Studio album by Tadpole
- Released: 15 September 2002
- Genre: Rock
- Length: 44:55
- Labels: EMI Music New Zealand; Antenna Recordings;
- Producer: Malcolm Welsford

Tadpole chronology
| Nothing New EP (2001) | The Medusa (2002) | Tadpole (2006) |

Singles from The Medusa
- "Nothing New" Released: 2001; "Now Today Forever" Released: 2002; "Condition Chronic" Released: 2002;

= The Medusa =

The Medusa is the second studio album released by New Zealand rock group, Tadpole on September 15, 2002. It was recorded over late 2001-early 2002 and was produced by Malcolm Welsford via Antenna Recordings.

==Cover art==
The cover art features Greek mythology's Medusa designed by Geoff Smith at Outer Aspect, with additional artwork by Monique Facon. The 2002 pressings of the album cover were innovative, due to the use of a 3D hologram cover design.
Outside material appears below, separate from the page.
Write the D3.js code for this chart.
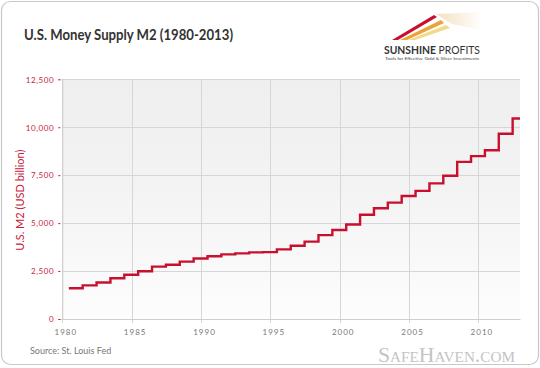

To save on costs, the cover from 2003 onward did not have the hologram, instead it included a booklet with lyrics.

==Chart performance==
The Medusa entered the New Zealand Top 40 Albums chart and peaked at #10 on September 15, 2002. The album spent a total of nine weeks on the chart and became Tadpole's second album to reach the top 10.

==Track listing==
Track listing adapted from Spotify. All tracks are written by Renée Brennan, Dean Lawton, and Chris Yong.

| No. | Title | Length |
|---|---|---|
| 1. | "Nothing New" | 3:49 |
| 2. | "Frequency" | 3:25 |
| 3. | "Just Not Rock 'n' Roll" | 2:36 |
| 4. | "Everything Comes Around" | 3:25 |
| 5. | "Condition Chronic" | 4:09 |
| 6. | "World Without You" | 4:22 |
| 7. | "Something Real (Na Na Song)" | 3:15 |
| 8. | "Worn and Weary" | 5:32 |
| 9. | "Now Today Forever" | 4:35 |
| 10. | "Too Cruel" | 3:12 |
| 11. | "Fast Stuff" | 2:45 |
| 12. | "Always Be Mine" | 3:50 |
| Total length: |  | 44:55 |

== Personnel ==
Personnel are adapted from the album's liner notes and AudioCulture.

=== Tadpole ===
- Renée Brennan – vocals
- Shannon Brown – bass guitar
- Dean "Dino" Lawton – drums
- Chris Yong – guitar

=== Additional personnel ===
- Monique Facon – additional artwork
- Paul Rhodes – musical direction
- Geoff Smith – 3D cover artwork
- Malcolm Welsford – production, engineering

== Charts ==

| Chart (2002) | Peak position |
|---|---|
| New Zealand Albums (RMNZ) | 10 |

==Certifications==

| Region | Certification | Certified units/sales |
| New Zealand (RMNZ) | Platinum | 15,000^{‡} |
^{‡} Sales+streaming figures based on certification alone.